Tradeoffs & Lessons Learned

Home power and ISP are the SLA — with a manual escape hatch. A power outage or ISP blip would take the dynamic parts of the demo down (live apps, APIs), but the landing page itself survives: Cloudflare Pages hosts a cold standby at landing-backup.elkhair.tech, and the failover script flips the apex CNAME to it in one command. Good enough for a portfolio; not a substitute for real HA.
Single-host ceiling per environment. Docker Compose has no rolling updates, no horizontal auto-scaling, no self-healing orchestration. The architecture is designed to support all of it (stateless services, external state stores, health-gated readiness), but proving it would require migrating to Kubernetes or Container Apps.
Registry disk fills silently. Before the weekly GC cron landed, image pushes started returning HTTP 500 mid-blob-upload as /mnt/storage filled. The storage path looks like a network mount but is actually a local disk. Monitoring disk on the infrastructure VM is now the first thing I check when pushes fail.
Three configuration sources. Between Dapr vault, Redis config store, and environment variables, adding a new service means touching three places. Aspire local papers over this; production deployments don't. Worth it for the flexibility, but the surface area is real.
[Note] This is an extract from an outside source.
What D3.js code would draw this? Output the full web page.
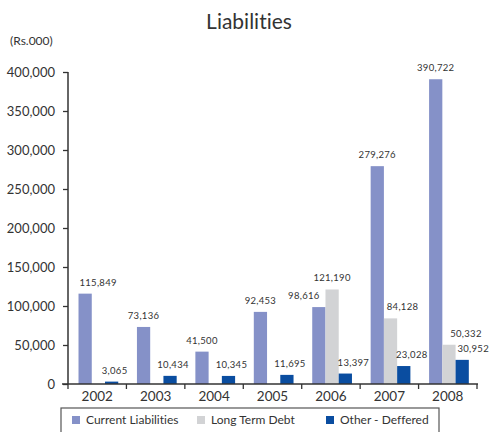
<!DOCTYPE html>
<html>
<head>
<meta charset="utf-8">
<script src="https://cdn.jsdelivr.net/npm/d3@7"></script>
<style>
  body { margin: 0; background: #fff; }
  text { font-family: Lato, "Open Sans", sans-serif; fill: #333; font-variant-ligatures: none; }
</style>
</head>
<body>
<svg class="chart"></svg>
<script>
var years = ["2002", "2003", "2004", "2005", "2006", "2007", "2008"];
var seriesNames = ["Current Liabilities", "Long Term Debt", "Other - Deffered"];
var currentLiabilities = [115849, 73136, 41500, 92453, 98616, 279276, 390722];
var longTermDebt = [0, 0, 0, 0, 121190, 84128, 50332];
var otherDeferred = [3065, 10434, 10345, 11695, 13397, 23028, 30952];
var yTicks = [0, 50000, 100000, 150000, 200000, 250000, 300000, 350000, 400000];

var colors = ["#8591c8", "#d2d3d5", "#0a4da0"];
var allSeries = [currentLiabilities, longTermDebt, otherDeferred];

var width = 489, height = 432;
var margin = {top: 72, left: 68, right: 12, bottom: 48};

var svg = d3.select(".chart")
    .attr("width", width)
    .attr("height", height);

var x0 = d3.scaleBand()
    .domain(years)
    .range([margin.left, width - margin.right]);

var bw = x0.bandwidth();
var x1 = d3.scaleBand()
    .domain(seriesNames)
    .range([bw * 0.18, bw * 0.86]);

var y = d3.scaleLinear()
    .domain([0, 400000])
    .range([height - margin.bottom, margin.top]);

// flatten to bar records
var bars = [];
years.forEach(function(yr, i) {
  seriesNames.forEach(function(s, j) {
    bars.push({year: yr, series: s, idx: j, value: allSeries[j][i]});
  });
});

// label nudges where the labels would clash
function nudge(d) {
  if (d.year == "2002" && d.idx == 0) return 13;
  if (d.year == "2006" && d.idx == 0) return -15;
  if (d.year == "2007" && d.idx == 1) return 12;
  if (d.year == "2008" && d.idx == 1) return 17;
  if (d.idx == 2 && (d.year == "2006" || d.year == "2007")) return 8;
  if (d.year == "2008" && d.idx == 2) return 11;
  if (d.idx == 2) return 3;
  return 0;
}

svg.append("g").selectAll("rect")
    .data(bars.filter(function(d) { return d.value > 0; }))
  .enter().append("rect")
    .attr("x", function(d) { return x0(d.year) + x1(d.series); })
    .attr("y", function(d) { return y(d.value); })
    .attr("width", x1.bandwidth())
    .attr("height", function(d) { return y(0) - y(d.value); })
    .attr("fill", function(d) { return colors[d.idx]; });

svg.append("g").selectAll("text")
    .data(bars.filter(function(d) { return d.value > 0; }))
  .enter().append("text")
    .attr("x", function(d) { return x0(d.year) + x1(d.series) + x1.bandwidth() / 2 + nudge(d); })
    .attr("y", function(d) { return y(d.value) - 8; })
    .attr("text-anchor", "middle")
    .style("font-size", "9.5px")
    .style("letter-spacing", "0.3px")
    .text(function(d) { return d3.format(",")(d.value); });

// y axis
var yAxis = d3.axisLeft(y)
    .tickValues(yTicks)
    .tickSize(5)
    .tickPadding(8)
    .tickFormat(d3.format(","));

var ya = svg.append("g")
    .attr("transform", "translate(" + margin.left + ",0)")
    .call(yAxis);
ya.select(".domain").attr("stroke", "#333").attr("stroke-width", 1.5).attr("d", "M0," + y(400000) + "V" + y(0));
ya.selectAll(".tick line").attr("stroke", "#333").attr("stroke-width", 1.3);
ya.selectAll(".tick text").style("font-size", "13px").attr("fill", "#333");

// x axis
var xa = svg.append("g")
    .attr("transform", "translate(0," + y(0) + ")");
xa.append("line")
    .attr("x1", margin.left - 6).attr("x2", width - margin.right + 1)
    .attr("stroke", "#333").attr("stroke-width", 1.5);
xa.selectAll("line.tk")
    .data(years.concat(["end"]))
  .enter().append("line")
    .attr("class", "tk")
    .attr("x1", function(d, i) { return margin.left + i * bw; })
    .attr("x2", function(d, i) { return margin.left + i * bw; })
    .attr("y1", 0).attr("y2", 5)
    .attr("stroke", "#333").attr("stroke-width", 1.3);
xa.selectAll("text")
    .data(years)
  .enter().append("text")
    .attr("x", function(d) { return x0(d) + bw / 2; })
    .attr("y", 17)
    .attr("text-anchor", "middle")
    .style("font-size", "13.5px")
    .text(function(d) { return d; });

// title and unit
svg.append("text")
    .attr("x", 249).attr("y", 29)
    .attr("text-anchor", "middle")
    .style("font-size", "21px")
    .text("Liabilities");

svg.append("text")
    .attr("x", 10).attr("y", 45)
    .style("font-size", "12px")
    .text("(Rs.000)");

// legend
var lg = svg.append("g");
lg.append("rect")
    .attr("x", 61).attr("y", 408)
    .attr("width", 378).attr("height", 40)
    .attr("fill", "none").attr("stroke", "#555").attr("stroke-width", 1.2);

var legendX = [72, 197, 326];
var item = lg.selectAll("g.item")
    .data(seriesNames)
  .enter().append("g")
    .attr("class", "item")
    .attr("transform", function(d, i) { return "translate(" + legendX[i] + ",415)"; });
item.append("rect")
    .attr("width", 8).attr("height", 8)
    .attr("y", 1)
    .attr("fill", function(d, i) { return colors[i]; });
item.append("text")
    .attr("x", 14).attr("y", 9)
    .style("font-size", "12px")
    .text(function(d) { return d; });
</script>
</body>
</html>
Build infrastructure is a single point of failure for new deploys — but not for runtime. If the build VM goes down, no new images push and no deploys go out, but every running container on dev and prod keeps serving traffic untouched. Acceptable: a deploy outage is a slow-burn problem (caught at the next merge), while a runtime outage is a fast-burn problem (immediate user impact). Worth designing the failure domains so the urgent thing is the resilient one.
Cloudflare is a single vendor dependency — but the blast radius is bounded. Both the tunnel and the backup Pages deployment live in the same Cloudflare account, so a full-account issue would still take everything down. The failover is a homelab fallback, not a Cloudflare fallback. Acceptable for a portfolio; a real product would want a second edge provider.